##### Available data

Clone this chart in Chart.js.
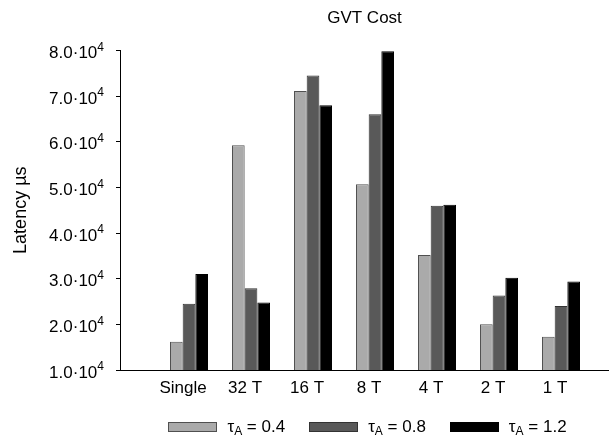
<!DOCTYPE html>
<html>
<head>
<meta charset="utf-8">
<script src="https://cdn.jsdelivr.net/npm/chart.js@4"></script>
<style>
  html, body { margin: 0; padding: 0; background: #fff; }
  #wrap { width: 609px; height: 442px; }
</style>
</head>
<body>
<div id="wrap"><canvas id="gvtChart" width="609" height="442"></canvas></div>
<script>
// GVT cost chart data
const categories = ["Single", "32 T", "16 T", "8 T", "4 T", "2 T", "1 T"];
const tauValues = ["0.4", "0.8", "1.2"];
const tau04 = [16200, 59200, 71100, 50700, 35200, 20000, 17300];
const tau08 = [24500, 27900, 74500, 66000, 46000, 26300, 24000];
const tau12 = [31000, 24800, 68000, 79800, 46200, 30200, 29400];
const yTicks = [10000, 20000, 30000, 40000, 50000, 60000, 70000, 80000];

const FONT = "'Liberation Sans', Arial, sans-serif";
const SIZE = 17;

function toPoints(values) {
    return values.map((v, i) => ({ x: i, y: v }));
}

// y tick labels like 8.0·10^4 with a proper superscript
const yLabels = {
    id: 'yLabels',
    afterDraw(chart) {
        const scale = chart.scales.y;
        const ctx = chart.ctx;
        const right = scale.right - 16;
        ctx.save();
        ctx.fillStyle = '#000';
        ctx.textBaseline = 'middle';
        scale.ticks.forEach(t => {
            const y = scale.getPixelForValue(t.value);
            ctx.font = '12px ' + FONT;
            const supW = ctx.measureText('4').width;
            ctx.textAlign = 'right';
            ctx.fillText('4', right, y - 3);
            ctx.font = SIZE + 'px ' + FONT;
            ctx.fillText((t.value / 10000).toFixed(1) + '·10', right - supW, y + 3);
        });
        ctx.restore();
    }
};

// legend under the plot, tau with subscript A
const legendBox = {
    id: 'legendBox',
    afterDraw(chart) {
        const ctx = chart.ctx;
        const area = chart.chartArea;
        const boxW = 49, boxH = 10, gap = 10, spacing = 24;
        const y = 427;
        ctx.save();
        ctx.textBaseline = 'middle';
        ctx.textAlign = 'left';
        const widths = tauValues.map(v => {
            ctx.font = SIZE + 'px ' + FONT;
            let w = ctx.measureText('τ').width + ctx.measureText(' = ' + v).width;
            ctx.font = '12px ' + FONT;
            return w + ctx.measureText('A').width;
        });
        let total = widths.reduce((s, w) => s + boxW + gap + w, 0) + spacing * (widths.length - 1);
        let x = (area.left + area.right) / 2 + 3 - total / 2;
        chart.data.datasets.forEach((ds, i) => {
            ctx.fillStyle = ds.backgroundColor;
            ctx.fillRect(Math.round(x), y - boxH / 2, boxW, boxH);
            ctx.strokeStyle = ds.borderColor;
            ctx.lineWidth = 1;
            ctx.strokeRect(Math.round(x) + 0.5, y - boxH / 2 + 0.5, boxW - 1, boxH - 1);
            let tx = x + boxW + gap;
            ctx.fillStyle = '#000';
            ctx.font = SIZE + 'px ' + FONT;
            ctx.fillText('τ', tx, y);
            tx += ctx.measureText('τ').width;
            ctx.font = '12px ' + FONT;
            ctx.fillText('A', tx, y + 5);
            tx += ctx.measureText('A').width;
            ctx.font = SIZE + 'px ' + FONT;
            ctx.fillText(' = ' + tauValues[i], tx, y);
            x += boxW + gap + widths[i] + spacing;
        });
        ctx.restore();
    }
};

const datasets = [
    { label: 'τA = ' + tauValues[0], data: toPoints(tau04), backgroundColor: '#aaaaaa', borderColor: '#505050' },
    { label: 'τA = ' + tauValues[1], data: toPoints(tau08), backgroundColor: '#595959', borderColor: '#333333' },
    { label: 'τA = ' + tauValues[2], data: toPoints(tau12), backgroundColor: '#000000', borderColor: '#000000' }
].map(d => Object.assign(d, {
    borderWidth: 1,
    categoryPercentage: 38 / 62,
    barPercentage: 1.0
}));

new Chart(document.getElementById('gvtChart'), {
    type: 'bar',
    data: { datasets: datasets },
    plugins: [yLabels, legendBox],
    options: {
        responsive: false,
        animation: false,
        layout: { padding: { left: 0, right: 0, top: 0, bottom: 42 } },
        scales: {
            x: {
                type: 'linear',
                offset: false,
                min: -1.113,
                max: 6.774,
                afterBuildTicks(scale) {
                    scale.ticks = categories.map((c, i) => ({ value: i }));
                },
                afterFit(scale) {
                    scale.height = 30;
                },
                grid: { offset: false, drawOnChartArea: false, drawTicks: false },
                border: { display: true, color: '#000', width: 1 },
                ticks: {
                    autoSkip: false,
                    maxRotation: 0,
                    padding: 8,
                    labelOffset: -6,
                    color: '#000',
                    font: { family: FONT, size: SIZE },
                    callback: (v) => categories[v]
                }
            },
            y: {
                min: 10000,
                max: 80000,
                afterBuildTicks(scale) {
                    scale.ticks = yTicks.map(v => ({ value: v }));
                },
                afterFit(scale) {
                    scale.width = 120;
                },
                grid: { drawOnChartArea: false, drawTicks: true, tickLength: 4, color: '#000' },
                border: { display: true, color: '#000', width: 1 },
                ticks: {
                    padding: 12,
                    color: 'rgba(0,0,0,0)',
                    font: { family: FONT, size: SIZE },
                    callback: (v) => (v / 10000).toFixed(1) + '·10⁴'
                },
                title: {
                    display: true,
                    text: 'Latency µs',
                    color: '#000',
                    font: { family: FONT, size: 18 },
                    padding: { top: 10, bottom: 0 }
                }
            }
        },
        plugins: {
            title: {
                display: true,
                text: 'GVT Cost',
                fullSize: false,
                color: '#000',
                font: { family: FONT, size: SIZE, weight: 'normal' },
                padding: { top: 8, bottom: 22 }
            },
            legend: { display: false },
            tooltip: { enabled: false }
        }
    }
});
</script>
</body>
</html>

##########

Short exercise:
Each line of the material must be retyped exactly, except that images are omitted.

Worked answer:
Clone this chart in Chart.js.
<!DOCTYPE html>
<html>
<head>
<meta charset="utf-8">
<script src="https://cdn.jsdelivr.net/npm/chart.js@4"></script>
<style>
  html, body { margin: 0; padding: 0; background: #fff; }
  #wrap { width: 609px; height: 442px; }
</style>
</head>
<body>
<div id="wrap"><canvas id="gvtChart" width="609" height="442"></canvas></div>
<script>
// GVT cost chart data
const categories = ["Single", "32 T", "16 T", "8 T", "4 T", "2 T", "1 T"];
const tauValues = ["0.4", "0.8", "1.2"];
const tau04 = [16200, 59200, 71100, 50700, 35200, 20000, 17300];
const tau08 = [24500, 27900, 74500, 66000, 46000, 26300, 24000];
const tau12 = [31000, 24800, 68000, 79800, 46200, 30200, 29400];
const yTicks = [10000, 20000, 30000, 40000, 50000, 60000, 70000, 80000];

const FONT = "'Liberation Sans', Arial, sans-serif";
const SIZE = 17;

function toPoints(values) {
    return values.map((v, i) => ({ x: i, y: v }));
}

// y tick labels like 8.0·10^4 with a proper superscript
const yLabels = {
    id: 'yLabels',
    afterDraw(chart) {
        const scale = chart.scales.y;
        const ctx = chart.ctx;
        const right = scale.right - 16;
        ctx.save();
        ctx.fillStyle = '#000';
        ctx.textBaseline = 'middle';
        scale.ticks.forEach(t => {
            const y = scale.getPixelForValue(t.value);
            ctx.font = '12px ' + FONT;
            const supW = ctx.measureText('4').width;
            ctx.textAlign = 'right';
            ctx.fillText('4', right, y - 3);
            ctx.font = SIZE + 'px ' + FONT;
            ctx.fillText((t.value / 10000).toFixed(1) + '·10', right - supW, y + 3);
        });
        ctx.restore();
    }
};

// legend under the plot, tau with subscript A
const legendBox = {
    id: 'legendBox',
    afterDraw(chart) {
        const ctx = chart.ctx;
        const area = chart.chartArea;
        const boxW = 49, boxH = 10, gap = 10, spacing = 24;
        const y = 427;
        ctx.save();
        ctx.textBaseline = 'middle';
        ctx.textAlign = 'left';
        const widths = tauValues.map(v => {
            ctx.font = SIZE + 'px ' + FONT;
            let w = ctx.measureText('τ').width + ctx.measureText(' = ' + v).width;
            ctx.font = '12px ' + FONT;
            return w + ctx.measureText('A').width;
        });
        let total = widths.reduce((s, w) => s + boxW + gap + w, 0) + spacing * (widths.length - 1);
        let x = (area.left + area.right) / 2 + 3 - total / 2;
        chart.data.datasets.forEach((ds, i) => {
            ctx.fillStyle = ds.backgroundColor;
            ctx.fillRect(Math.round(x), y - boxH / 2, boxW, boxH);
            ctx.strokeStyle = ds.borderColor;
            ctx.lineWidth = 1;
            ctx.strokeRect(Math.round(x) + 0.5, y - boxH / 2 + 0.5, boxW - 1, boxH - 1);
            let tx = x + boxW + gap;
            ctx.fillStyle = '#000';
            ctx.font = SIZE + 'px ' + FONT;
            ctx.fillText('τ', tx, y);
            tx += ctx.measureText('τ').width;
            ctx.font = '12px ' + FONT;
            ctx.fillText('A', tx, y + 5);
            tx += ctx.measureText('A').width;
            ctx.font = SIZE + 'px ' + FONT;
            ctx.fillText(' = ' + tauValues[i], tx, y);
            x += boxW + gap + widths[i] + spacing;
        });
        ctx.restore();
    }
};

const datasets = [
    { label: 'τA = ' + tauValues[0], data: toPoints(tau04), backgroundColor: '#aaaaaa', borderColor: '#505050' },
    { label: 'τA = ' + tauValues[1], data: toPoints(tau08), backgroundColor: '#595959', borderColor: '#333333' },
    { label: 'τA = ' + tauValues[2], data: toPoints(tau12), backgroundColor: '#000000', borderColor: '#000000' }
].map(d => Object.assign(d, {
    borderWidth: 1,
    categoryPercentage: 38 / 62,
    barPercentage: 1.0
}));

new Chart(document.getElementById('gvtChart'), {
    type: 'bar',
    data: { datasets: datasets },
    plugins: [yLabels, legendBox],
    options: {
        responsive: false,
        animation: false,
        layout: { padding: { left: 0, right: 0, top: 0, bottom: 42 } },
        scales: {
            x: {
                type: 'linear',
                offset: false,
                min: -1.113,
                max: 6.774,
                afterBuildTicks(scale) {
                    scale.ticks = categories.map((c, i) => ({ value: i }));
                },
                afterFit(scale) {
                    scale.height = 30;
                },
                grid: { offset: false, drawOnChartArea: false, drawTicks: false },
                border: { display: true, color: '#000', width: 1 },
                ticks: {
                    autoSkip: false,
                    maxRotation: 0,
                    padding: 8,
                    labelOffset: -6,
                    color: '#000',
                    font: { family: FONT, size: SIZE },
                    callback: (v) => categories[v]
                }
            },
            y: {
                min: 10000,
                max: 80000,
                afterBuildTicks(scale) {
                    scale.ticks = yTicks.map(v => ({ value: v }));
                },
                afterFit(scale) {
                    scale.width = 120;
                },
                grid: { drawOnChartArea: false, drawTicks: true, tickLength: 4, color: '#000' },
                border: { display: true, color: '#000', width: 1 },
                ticks: {
                    padding: 12,
                    color: 'rgba(0,0,0,0)',
                    font: { family: FONT, size: SIZE },
                    callback: (v) => (v / 10000).toFixed(1) + '·10⁴'
                },
                title: {
                    display: true,
                    text: 'Latency µs',
                    color: '#000',
                    font: { family: FONT, size: 18 },
                    padding: { top: 10, bottom: 0 }
                }
            }
        },
        plugins: {
            title: {
                display: true,
                text: 'GVT Cost',
                fullSize: false,
                color: '#000',
                font: { family: FONT, size: SIZE, weight: 'normal' },
                padding: { top: 8, bottom: 22 }
            },
            legend: { display: false },
            tooltip: { enabled: false }
        }
    }
});
</script>
</body>
</html>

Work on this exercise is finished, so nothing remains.